Given exercise - Give every line back verbatim, dropping all images.

Material provided -

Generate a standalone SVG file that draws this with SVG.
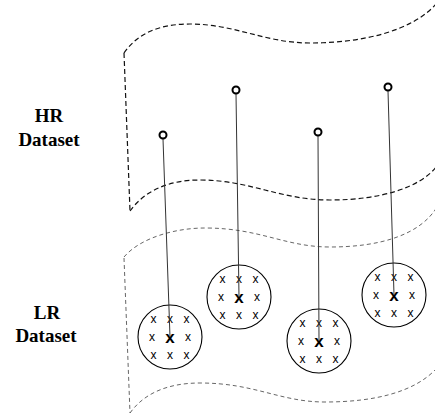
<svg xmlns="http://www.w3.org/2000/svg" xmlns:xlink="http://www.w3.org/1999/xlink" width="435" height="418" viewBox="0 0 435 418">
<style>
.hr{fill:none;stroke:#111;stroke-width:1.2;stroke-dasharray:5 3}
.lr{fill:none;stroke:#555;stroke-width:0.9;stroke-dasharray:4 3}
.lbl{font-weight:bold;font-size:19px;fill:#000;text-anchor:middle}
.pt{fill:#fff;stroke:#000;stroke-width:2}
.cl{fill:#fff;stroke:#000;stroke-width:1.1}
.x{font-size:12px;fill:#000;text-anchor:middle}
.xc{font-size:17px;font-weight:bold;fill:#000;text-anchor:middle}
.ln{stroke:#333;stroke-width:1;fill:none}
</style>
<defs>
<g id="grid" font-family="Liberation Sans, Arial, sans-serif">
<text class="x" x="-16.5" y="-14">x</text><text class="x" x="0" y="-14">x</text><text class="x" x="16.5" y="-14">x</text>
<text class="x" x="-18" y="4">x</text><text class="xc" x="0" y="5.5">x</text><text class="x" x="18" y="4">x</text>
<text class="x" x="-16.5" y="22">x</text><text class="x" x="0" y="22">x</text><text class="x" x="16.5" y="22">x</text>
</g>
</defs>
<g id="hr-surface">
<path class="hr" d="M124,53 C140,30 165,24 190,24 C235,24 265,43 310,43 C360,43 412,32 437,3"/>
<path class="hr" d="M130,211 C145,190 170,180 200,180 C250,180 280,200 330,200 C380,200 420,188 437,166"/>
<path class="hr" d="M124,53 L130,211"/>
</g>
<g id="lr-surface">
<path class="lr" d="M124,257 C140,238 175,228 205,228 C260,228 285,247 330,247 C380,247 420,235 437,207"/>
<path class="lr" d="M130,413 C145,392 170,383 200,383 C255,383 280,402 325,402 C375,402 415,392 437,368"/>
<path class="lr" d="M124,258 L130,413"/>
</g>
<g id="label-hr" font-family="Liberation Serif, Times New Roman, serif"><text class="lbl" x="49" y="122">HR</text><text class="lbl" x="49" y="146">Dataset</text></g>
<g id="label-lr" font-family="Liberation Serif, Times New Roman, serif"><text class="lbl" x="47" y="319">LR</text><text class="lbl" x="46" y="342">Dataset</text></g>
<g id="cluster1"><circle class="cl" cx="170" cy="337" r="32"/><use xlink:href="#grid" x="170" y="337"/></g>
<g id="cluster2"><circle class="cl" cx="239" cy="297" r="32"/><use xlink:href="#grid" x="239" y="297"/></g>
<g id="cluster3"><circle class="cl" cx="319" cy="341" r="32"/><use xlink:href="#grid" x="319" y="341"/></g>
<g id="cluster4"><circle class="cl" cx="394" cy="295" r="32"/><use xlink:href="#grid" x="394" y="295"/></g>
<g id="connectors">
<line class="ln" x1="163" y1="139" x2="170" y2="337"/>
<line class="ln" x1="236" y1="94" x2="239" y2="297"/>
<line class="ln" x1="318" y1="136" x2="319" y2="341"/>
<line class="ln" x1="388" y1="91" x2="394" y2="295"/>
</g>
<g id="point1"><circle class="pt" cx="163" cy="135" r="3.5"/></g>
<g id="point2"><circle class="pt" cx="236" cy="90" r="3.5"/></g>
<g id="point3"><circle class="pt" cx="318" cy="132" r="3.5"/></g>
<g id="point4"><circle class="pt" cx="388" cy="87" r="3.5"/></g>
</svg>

Answer to this exercise -
Generate a standalone SVG file that draws this with SVG.
<svg xmlns="http://www.w3.org/2000/svg" xmlns:xlink="http://www.w3.org/1999/xlink" width="435" height="418" viewBox="0 0 435 418">
<style>
.hr{fill:none;stroke:#111;stroke-width:1.2;stroke-dasharray:5 3}
.lr{fill:none;stroke:#555;stroke-width:0.9;stroke-dasharray:4 3}
.lbl{font-weight:bold;font-size:19px;fill:#000;text-anchor:middle}
.pt{fill:#fff;stroke:#000;stroke-width:2}
.cl{fill:#fff;stroke:#000;stroke-width:1.1}
.x{font-size:12px;fill:#000;text-anchor:middle}
.xc{font-size:17px;font-weight:bold;fill:#000;text-anchor:middle}
.ln{stroke:#333;stroke-width:1;fill:none}
</style>
<defs>
<g id="grid" font-family="Liberation Sans, Arial, sans-serif">
<text class="x" x="-16.5" y="-14">x</text><text class="x" x="0" y="-14">x</text><text class="x" x="16.5" y="-14">x</text>
<text class="x" x="-18" y="4">x</text><text class="xc" x="0" y="5.5">x</text><text class="x" x="18" y="4">x</text>
<text class="x" x="-16.5" y="22">x</text><text class="x" x="0" y="22">x</text><text class="x" x="16.5" y="22">x</text>
</g>
</defs>
<g id="hr-surface">
<path class="hr" d="M124,53 C140,30 165,24 190,24 C235,24 265,43 310,43 C360,43 412,32 437,3"/>
<path class="hr" d="M130,211 C145,190 170,180 200,180 C250,180 280,200 330,200 C380,200 420,188 437,166"/>
<path class="hr" d="M124,53 L130,211"/>
</g>
<g id="lr-surface">
<path class="lr" d="M124,257 C140,238 175,228 205,228 C260,228 285,247 330,247 C380,247 420,235 437,207"/>
<path class="lr" d="M130,413 C145,392 170,383 200,383 C255,383 280,402 325,402 C375,402 415,392 437,368"/>
<path class="lr" d="M124,258 L130,413"/>
</g>
<g id="label-hr" font-family="Liberation Serif, Times New Roman, serif"><text class="lbl" x="49" y="122">HR</text><text class="lbl" x="49" y="146">Dataset</text></g>
<g id="label-lr" font-family="Liberation Serif, Times New Roman, serif"><text class="lbl" x="47" y="319">LR</text><text class="lbl" x="46" y="342">Dataset</text></g>
<g id="cluster1"><circle class="cl" cx="170" cy="337" r="32"/><use xlink:href="#grid" x="170" y="337"/></g>
<g id="cluster2"><circle class="cl" cx="239" cy="297" r="32"/><use xlink:href="#grid" x="239" y="297"/></g>
<g id="cluster3"><circle class="cl" cx="319" cy="341" r="32"/><use xlink:href="#grid" x="319" y="341"/></g>
<g id="cluster4"><circle class="cl" cx="394" cy="295" r="32"/><use xlink:href="#grid" x="394" y="295"/></g>
<g id="connectors">
<line class="ln" x1="163" y1="139" x2="170" y2="337"/>
<line class="ln" x1="236" y1="94" x2="239" y2="297"/>
<line class="ln" x1="318" y1="136" x2="319" y2="341"/>
<line class="ln" x1="388" y1="91" x2="394" y2="295"/>
</g>
<g id="point1"><circle class="pt" cx="163" cy="135" r="3.5"/></g>
<g id="point2"><circle class="pt" cx="236" cy="90" r="3.5"/></g>
<g id="point3"><circle class="pt" cx="318" cy="132" r="3.5"/></g>
<g id="point4"><circle class="pt" cx="388" cy="87" r="3.5"/></g>
</svg>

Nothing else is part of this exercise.